◆ **Input rows**
╭──

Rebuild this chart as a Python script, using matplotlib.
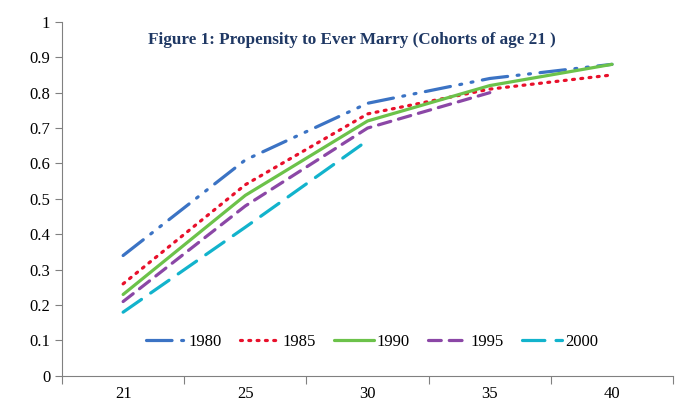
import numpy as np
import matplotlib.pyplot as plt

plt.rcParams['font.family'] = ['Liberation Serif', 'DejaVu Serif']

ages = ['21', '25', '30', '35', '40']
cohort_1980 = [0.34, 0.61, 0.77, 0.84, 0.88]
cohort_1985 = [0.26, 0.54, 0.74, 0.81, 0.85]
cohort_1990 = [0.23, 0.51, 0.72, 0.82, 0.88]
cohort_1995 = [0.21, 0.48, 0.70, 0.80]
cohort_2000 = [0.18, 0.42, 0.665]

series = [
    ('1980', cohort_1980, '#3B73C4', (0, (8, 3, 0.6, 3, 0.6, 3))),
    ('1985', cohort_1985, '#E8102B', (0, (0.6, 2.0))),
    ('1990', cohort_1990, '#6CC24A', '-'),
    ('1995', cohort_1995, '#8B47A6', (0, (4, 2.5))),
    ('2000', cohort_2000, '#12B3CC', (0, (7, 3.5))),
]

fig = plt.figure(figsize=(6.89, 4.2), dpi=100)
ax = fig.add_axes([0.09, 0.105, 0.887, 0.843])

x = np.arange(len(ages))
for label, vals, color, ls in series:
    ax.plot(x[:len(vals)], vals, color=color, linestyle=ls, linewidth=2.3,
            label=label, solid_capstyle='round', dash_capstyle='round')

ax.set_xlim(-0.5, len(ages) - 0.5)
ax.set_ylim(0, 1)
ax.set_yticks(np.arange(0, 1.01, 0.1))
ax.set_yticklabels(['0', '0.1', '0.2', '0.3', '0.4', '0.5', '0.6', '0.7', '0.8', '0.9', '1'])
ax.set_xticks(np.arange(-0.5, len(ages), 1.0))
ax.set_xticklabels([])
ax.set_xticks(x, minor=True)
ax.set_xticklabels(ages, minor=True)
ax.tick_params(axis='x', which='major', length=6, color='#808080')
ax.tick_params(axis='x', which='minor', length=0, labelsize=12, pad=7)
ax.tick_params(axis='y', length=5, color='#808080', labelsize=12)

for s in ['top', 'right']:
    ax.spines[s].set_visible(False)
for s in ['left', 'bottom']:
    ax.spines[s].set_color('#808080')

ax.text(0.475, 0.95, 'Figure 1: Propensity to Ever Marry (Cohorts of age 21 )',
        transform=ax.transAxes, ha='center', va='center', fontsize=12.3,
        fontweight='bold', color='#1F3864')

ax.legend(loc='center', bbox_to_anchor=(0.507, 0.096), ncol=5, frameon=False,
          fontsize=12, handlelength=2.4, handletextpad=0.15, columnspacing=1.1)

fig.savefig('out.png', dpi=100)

╰──
╭──

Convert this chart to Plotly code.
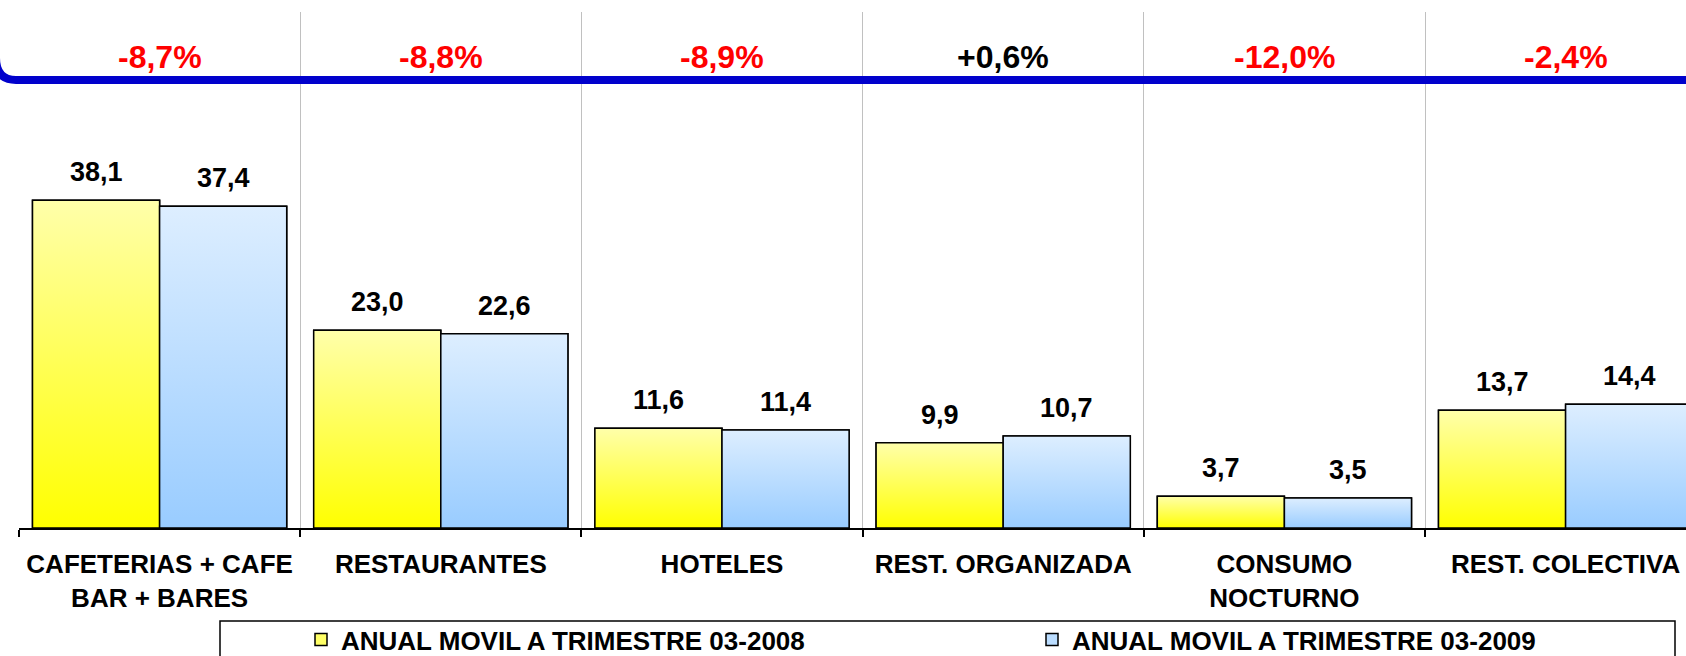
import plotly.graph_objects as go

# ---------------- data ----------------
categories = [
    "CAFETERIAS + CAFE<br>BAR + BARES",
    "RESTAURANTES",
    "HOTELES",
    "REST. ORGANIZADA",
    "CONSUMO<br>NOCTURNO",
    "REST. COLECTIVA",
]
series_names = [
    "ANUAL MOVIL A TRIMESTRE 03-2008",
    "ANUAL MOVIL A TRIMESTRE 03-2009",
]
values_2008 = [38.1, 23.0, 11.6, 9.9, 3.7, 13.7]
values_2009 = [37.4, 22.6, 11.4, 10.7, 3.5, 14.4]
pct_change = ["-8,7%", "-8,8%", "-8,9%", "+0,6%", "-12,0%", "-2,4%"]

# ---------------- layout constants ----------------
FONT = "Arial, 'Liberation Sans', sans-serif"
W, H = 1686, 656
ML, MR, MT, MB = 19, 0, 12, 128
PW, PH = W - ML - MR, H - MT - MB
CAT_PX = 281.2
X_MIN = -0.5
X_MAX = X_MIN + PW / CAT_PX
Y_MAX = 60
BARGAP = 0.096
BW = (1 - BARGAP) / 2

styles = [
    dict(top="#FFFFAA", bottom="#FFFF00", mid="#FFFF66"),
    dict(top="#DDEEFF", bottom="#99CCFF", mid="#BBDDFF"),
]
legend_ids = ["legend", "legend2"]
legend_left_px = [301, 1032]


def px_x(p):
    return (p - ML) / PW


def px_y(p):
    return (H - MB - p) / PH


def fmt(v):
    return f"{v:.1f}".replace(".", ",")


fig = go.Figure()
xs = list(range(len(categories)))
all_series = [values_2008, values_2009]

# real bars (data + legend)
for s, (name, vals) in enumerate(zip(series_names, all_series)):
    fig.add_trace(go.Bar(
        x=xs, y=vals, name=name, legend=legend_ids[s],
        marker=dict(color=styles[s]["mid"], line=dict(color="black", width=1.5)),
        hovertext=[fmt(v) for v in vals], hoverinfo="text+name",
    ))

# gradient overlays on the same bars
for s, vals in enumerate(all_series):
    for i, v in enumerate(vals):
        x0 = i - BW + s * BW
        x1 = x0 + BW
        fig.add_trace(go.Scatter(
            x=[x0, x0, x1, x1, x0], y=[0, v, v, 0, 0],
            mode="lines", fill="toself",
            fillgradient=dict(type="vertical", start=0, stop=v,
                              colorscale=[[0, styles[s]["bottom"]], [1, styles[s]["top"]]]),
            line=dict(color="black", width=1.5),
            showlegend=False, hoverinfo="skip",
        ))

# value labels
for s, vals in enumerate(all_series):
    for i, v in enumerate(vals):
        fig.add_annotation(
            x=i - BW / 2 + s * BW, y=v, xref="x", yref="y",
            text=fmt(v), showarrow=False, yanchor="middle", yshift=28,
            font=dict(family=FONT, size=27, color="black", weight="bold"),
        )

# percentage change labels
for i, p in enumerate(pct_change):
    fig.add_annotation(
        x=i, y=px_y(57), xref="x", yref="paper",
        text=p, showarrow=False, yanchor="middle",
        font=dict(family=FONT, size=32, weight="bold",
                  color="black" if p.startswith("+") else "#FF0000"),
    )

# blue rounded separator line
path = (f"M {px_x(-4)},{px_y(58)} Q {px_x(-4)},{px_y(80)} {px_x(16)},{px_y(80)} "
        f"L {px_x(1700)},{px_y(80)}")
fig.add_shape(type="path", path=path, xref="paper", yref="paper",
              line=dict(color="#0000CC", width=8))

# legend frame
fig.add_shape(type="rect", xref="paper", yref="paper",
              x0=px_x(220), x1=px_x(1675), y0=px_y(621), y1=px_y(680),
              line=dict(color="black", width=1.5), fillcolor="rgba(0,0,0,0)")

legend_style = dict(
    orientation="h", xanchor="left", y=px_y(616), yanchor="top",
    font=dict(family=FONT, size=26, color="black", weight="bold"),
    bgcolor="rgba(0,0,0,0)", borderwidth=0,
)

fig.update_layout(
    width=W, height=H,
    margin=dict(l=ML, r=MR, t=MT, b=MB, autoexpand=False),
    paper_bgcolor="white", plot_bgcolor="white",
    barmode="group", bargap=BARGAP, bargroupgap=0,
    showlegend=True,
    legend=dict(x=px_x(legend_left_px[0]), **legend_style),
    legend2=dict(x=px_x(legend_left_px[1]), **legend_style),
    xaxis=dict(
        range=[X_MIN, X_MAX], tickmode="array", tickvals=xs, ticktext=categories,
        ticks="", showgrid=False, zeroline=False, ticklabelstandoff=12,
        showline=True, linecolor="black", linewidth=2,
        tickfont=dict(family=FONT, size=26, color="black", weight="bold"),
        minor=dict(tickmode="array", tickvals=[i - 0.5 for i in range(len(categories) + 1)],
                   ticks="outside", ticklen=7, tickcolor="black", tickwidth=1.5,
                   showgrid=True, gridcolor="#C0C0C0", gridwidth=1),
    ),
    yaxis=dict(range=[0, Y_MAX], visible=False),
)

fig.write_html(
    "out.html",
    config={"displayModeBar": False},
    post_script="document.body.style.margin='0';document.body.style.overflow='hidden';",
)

╰──

◆ **Aim**
Begin at the line containing "Rebuild this chart", end at the line containing "label=label, solid_capstyle='round', dash_capstyle='round')", and copy those lines word for word, both included. Skip pictures.

◆ **Response**
Rebuild this chart as a Python script, using matplotlib.
import numpy as np
import matplotlib.pyplot as plt

plt.rcParams['font.family'] = ['Liberation Serif', 'DejaVu Serif']

ages = ['21', '25', '30', '35', '40']
cohort_1980 = [0.34, 0.61, 0.77, 0.84, 0.88]
cohort_1985 = [0.26, 0.54, 0.74, 0.81, 0.85]
cohort_1990 = [0.23, 0.51, 0.72, 0.82, 0.88]
cohort_1995 = [0.21, 0.48, 0.70, 0.80]
cohort_2000 = [0.18, 0.42, 0.665]

series = [
    ('1980', cohort_1980, '#3B73C4', (0, (8, 3, 0.6, 3, 0.6, 3))),
    ('1985', cohort_1985, '#E8102B', (0, (0.6, 2.0))),
    ('1990', cohort_1990, '#6CC24A', '-'),
    ('1995', cohort_1995, '#8B47A6', (0, (4, 2.5))),
    ('2000', cohort_2000, '#12B3CC', (0, (7, 3.5))),
]

fig = plt.figure(figsize=(6.89, 4.2), dpi=100)
ax = fig.add_axes([0.09, 0.105, 0.887, 0.843])

x = np.arange(len(ages))
for label, vals, color, ls in series:
    ax.plot(x[:len(vals)], vals, color=color, linestyle=ls, linewidth=2.3,
            label=label, solid_capstyle='round', dash_capstyle='round')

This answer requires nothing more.